EXERCISE DETAILS
Where a line below holds the string "image", copy that line.
** START RECORDS **
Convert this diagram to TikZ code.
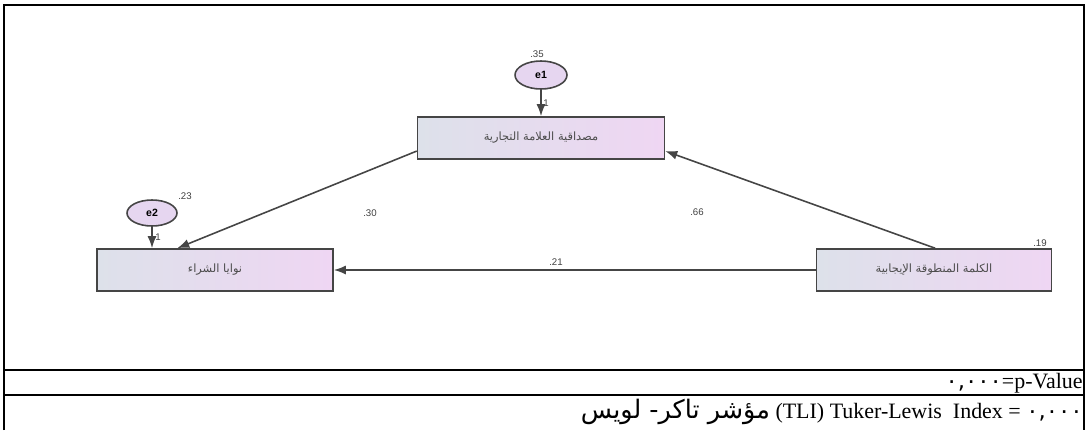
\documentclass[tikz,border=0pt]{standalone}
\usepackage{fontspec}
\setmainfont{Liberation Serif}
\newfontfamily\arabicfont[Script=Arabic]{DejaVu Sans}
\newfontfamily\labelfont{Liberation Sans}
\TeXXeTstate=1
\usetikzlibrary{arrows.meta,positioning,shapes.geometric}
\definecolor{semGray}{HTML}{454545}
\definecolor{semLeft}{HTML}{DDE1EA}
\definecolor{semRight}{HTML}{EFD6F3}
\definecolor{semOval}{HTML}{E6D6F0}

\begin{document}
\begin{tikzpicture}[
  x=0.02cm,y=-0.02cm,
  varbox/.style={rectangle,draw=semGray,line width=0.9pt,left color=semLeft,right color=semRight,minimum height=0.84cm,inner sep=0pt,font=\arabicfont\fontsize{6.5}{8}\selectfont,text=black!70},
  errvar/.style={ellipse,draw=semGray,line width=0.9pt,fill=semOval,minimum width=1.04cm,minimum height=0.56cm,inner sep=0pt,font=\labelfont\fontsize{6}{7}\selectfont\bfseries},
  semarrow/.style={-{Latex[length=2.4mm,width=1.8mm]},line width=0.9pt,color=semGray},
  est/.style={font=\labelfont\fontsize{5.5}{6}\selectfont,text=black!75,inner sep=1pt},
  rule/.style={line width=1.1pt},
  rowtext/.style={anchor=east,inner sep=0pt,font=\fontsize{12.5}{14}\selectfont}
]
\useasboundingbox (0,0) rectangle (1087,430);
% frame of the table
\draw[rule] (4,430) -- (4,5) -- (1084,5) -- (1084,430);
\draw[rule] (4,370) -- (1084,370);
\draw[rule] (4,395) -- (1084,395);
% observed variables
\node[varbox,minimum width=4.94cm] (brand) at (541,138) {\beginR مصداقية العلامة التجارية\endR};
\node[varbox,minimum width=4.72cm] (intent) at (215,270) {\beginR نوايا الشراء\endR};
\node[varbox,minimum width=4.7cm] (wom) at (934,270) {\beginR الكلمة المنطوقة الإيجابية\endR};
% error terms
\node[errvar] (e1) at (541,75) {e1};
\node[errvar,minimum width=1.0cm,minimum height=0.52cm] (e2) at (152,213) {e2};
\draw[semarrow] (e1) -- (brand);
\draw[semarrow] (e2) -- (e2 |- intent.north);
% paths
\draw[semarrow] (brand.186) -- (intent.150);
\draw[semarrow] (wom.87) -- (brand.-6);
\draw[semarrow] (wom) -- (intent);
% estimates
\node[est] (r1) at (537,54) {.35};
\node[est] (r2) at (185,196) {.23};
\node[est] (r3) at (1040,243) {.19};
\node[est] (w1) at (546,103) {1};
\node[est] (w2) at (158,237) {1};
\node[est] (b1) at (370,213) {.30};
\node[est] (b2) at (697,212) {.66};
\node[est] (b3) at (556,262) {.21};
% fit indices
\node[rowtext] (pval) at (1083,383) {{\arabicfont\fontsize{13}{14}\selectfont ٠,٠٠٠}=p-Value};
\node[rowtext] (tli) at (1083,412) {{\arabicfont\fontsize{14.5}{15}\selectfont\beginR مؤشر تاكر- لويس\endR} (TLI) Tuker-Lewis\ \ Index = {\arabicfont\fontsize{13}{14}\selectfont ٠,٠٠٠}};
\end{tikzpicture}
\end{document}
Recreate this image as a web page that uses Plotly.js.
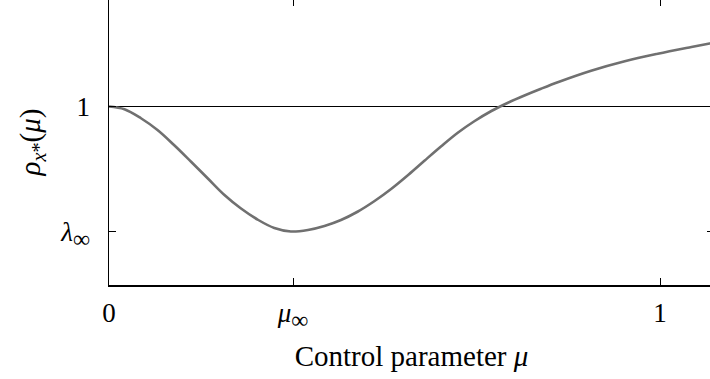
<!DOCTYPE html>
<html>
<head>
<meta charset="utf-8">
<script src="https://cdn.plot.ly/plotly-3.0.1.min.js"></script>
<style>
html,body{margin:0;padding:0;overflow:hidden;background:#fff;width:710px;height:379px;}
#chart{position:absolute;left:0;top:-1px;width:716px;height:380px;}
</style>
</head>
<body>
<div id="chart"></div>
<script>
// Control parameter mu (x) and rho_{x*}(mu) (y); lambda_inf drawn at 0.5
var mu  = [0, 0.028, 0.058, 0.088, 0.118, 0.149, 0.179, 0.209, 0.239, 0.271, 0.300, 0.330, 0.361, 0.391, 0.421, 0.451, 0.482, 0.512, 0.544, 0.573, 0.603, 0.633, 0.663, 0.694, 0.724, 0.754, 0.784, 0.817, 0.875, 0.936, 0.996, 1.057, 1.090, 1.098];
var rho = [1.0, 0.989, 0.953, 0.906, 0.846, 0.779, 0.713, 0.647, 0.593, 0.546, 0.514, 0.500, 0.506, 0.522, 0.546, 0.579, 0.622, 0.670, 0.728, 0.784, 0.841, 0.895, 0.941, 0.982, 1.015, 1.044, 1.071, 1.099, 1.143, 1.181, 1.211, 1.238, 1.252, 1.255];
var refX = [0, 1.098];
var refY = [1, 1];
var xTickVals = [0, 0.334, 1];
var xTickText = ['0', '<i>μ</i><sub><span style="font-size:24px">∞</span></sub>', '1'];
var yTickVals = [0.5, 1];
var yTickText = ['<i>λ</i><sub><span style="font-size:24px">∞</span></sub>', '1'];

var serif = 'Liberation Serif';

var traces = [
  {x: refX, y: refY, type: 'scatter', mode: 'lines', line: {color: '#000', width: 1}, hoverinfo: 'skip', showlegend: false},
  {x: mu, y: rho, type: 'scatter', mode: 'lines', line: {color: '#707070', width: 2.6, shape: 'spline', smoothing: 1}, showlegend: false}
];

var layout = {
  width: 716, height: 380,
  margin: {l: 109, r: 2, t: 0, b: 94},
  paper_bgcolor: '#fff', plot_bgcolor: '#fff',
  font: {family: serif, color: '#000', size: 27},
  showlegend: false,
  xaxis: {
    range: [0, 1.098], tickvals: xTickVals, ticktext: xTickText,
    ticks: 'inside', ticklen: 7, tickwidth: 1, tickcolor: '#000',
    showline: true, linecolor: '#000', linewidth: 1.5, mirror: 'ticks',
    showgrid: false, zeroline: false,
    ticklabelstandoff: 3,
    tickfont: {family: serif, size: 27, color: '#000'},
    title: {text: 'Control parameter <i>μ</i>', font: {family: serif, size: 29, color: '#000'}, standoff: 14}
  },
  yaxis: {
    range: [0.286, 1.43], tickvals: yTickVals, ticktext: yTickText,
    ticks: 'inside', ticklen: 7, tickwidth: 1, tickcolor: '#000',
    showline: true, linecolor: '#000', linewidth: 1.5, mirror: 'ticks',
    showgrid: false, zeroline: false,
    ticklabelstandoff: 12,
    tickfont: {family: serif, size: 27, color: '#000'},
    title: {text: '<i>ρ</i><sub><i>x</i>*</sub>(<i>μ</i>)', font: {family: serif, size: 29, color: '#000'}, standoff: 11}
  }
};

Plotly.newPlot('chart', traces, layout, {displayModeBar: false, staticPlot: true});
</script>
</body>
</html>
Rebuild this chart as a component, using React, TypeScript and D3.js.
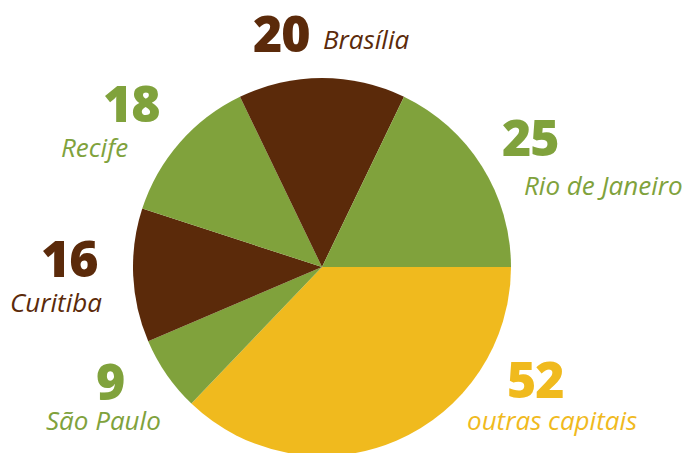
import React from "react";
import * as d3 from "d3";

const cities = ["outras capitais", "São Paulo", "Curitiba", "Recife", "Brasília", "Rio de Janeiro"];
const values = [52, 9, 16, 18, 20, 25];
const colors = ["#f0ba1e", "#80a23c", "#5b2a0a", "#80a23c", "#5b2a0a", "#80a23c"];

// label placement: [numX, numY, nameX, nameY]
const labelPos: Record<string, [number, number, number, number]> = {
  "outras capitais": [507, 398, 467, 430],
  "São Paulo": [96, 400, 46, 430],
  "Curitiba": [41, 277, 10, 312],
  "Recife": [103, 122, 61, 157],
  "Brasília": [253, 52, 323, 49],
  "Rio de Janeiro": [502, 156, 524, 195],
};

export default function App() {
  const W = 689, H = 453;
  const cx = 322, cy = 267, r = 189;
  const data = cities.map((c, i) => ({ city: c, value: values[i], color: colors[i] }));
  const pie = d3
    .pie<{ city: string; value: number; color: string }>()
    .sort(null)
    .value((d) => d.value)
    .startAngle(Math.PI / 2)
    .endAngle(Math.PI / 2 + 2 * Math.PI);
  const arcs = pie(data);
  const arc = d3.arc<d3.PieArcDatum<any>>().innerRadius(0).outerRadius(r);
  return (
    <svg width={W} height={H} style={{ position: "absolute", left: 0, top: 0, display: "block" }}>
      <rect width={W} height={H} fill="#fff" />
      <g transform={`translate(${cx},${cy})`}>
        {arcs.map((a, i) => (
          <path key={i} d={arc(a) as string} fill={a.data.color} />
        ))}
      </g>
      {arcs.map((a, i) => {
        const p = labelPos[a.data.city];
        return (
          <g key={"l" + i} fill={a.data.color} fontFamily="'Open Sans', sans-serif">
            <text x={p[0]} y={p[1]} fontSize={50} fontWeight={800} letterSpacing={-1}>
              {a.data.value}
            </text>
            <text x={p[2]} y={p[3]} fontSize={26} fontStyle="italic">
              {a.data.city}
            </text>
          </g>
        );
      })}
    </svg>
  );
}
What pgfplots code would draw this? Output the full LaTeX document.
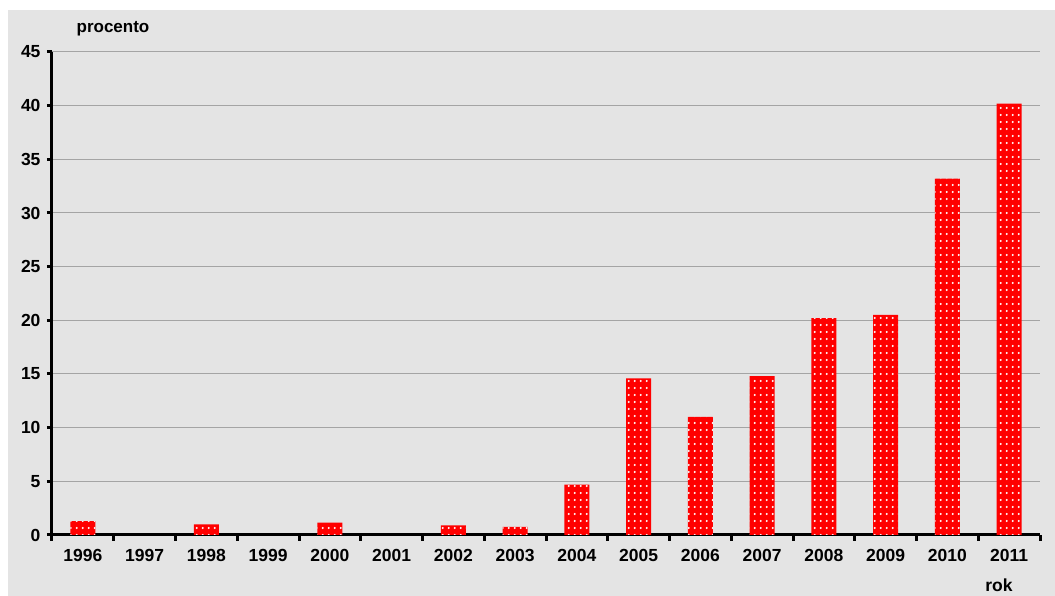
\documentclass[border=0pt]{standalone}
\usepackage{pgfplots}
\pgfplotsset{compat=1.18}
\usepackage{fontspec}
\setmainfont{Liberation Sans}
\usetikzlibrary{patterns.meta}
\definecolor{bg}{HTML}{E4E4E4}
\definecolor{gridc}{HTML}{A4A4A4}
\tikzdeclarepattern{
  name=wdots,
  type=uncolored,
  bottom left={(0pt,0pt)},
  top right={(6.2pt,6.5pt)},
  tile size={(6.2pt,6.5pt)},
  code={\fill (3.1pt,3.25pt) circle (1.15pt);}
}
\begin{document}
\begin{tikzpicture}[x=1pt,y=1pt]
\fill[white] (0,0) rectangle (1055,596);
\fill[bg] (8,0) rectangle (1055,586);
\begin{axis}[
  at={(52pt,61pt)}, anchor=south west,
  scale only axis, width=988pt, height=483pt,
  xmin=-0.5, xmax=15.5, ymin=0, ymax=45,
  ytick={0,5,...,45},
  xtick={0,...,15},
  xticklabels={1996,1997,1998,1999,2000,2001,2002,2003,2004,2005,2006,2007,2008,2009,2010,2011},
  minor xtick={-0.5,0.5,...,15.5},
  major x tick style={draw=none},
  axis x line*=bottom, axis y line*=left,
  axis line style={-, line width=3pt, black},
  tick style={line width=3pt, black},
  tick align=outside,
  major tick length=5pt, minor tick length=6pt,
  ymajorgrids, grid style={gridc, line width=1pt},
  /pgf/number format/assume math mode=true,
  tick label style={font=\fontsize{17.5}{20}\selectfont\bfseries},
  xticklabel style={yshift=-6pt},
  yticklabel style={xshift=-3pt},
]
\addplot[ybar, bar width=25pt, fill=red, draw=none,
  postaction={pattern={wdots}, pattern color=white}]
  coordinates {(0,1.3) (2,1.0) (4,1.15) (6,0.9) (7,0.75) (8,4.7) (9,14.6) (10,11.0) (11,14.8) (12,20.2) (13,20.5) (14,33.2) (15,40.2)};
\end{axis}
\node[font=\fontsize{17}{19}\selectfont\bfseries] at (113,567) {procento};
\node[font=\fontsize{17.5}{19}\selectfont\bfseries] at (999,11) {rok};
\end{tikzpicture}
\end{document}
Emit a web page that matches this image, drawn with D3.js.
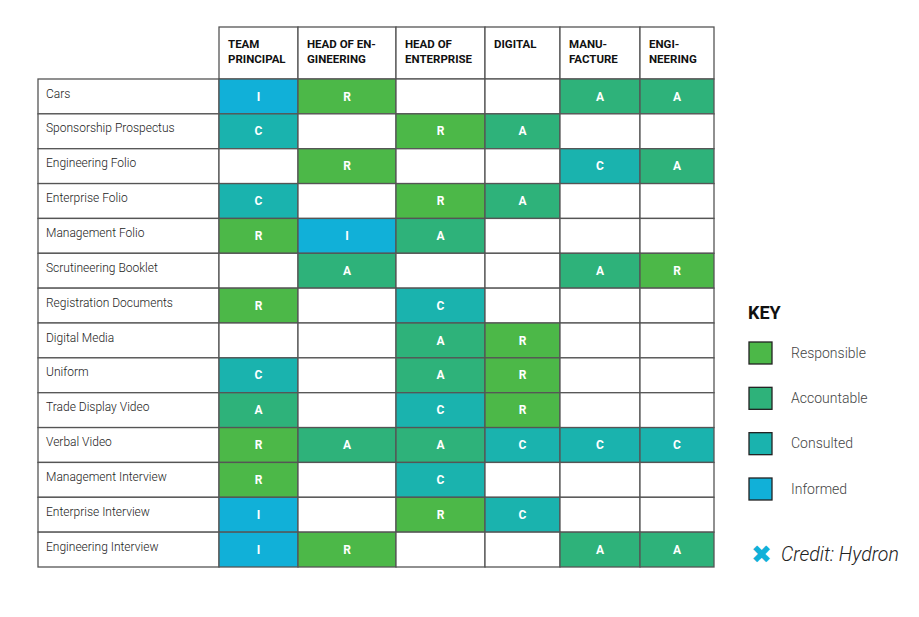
** END RECORDS **
EXPECTED ANSWER
Recreate this image as a web page that uses Plotly.js.
Emit a web page that matches this image, drawn with D3.js.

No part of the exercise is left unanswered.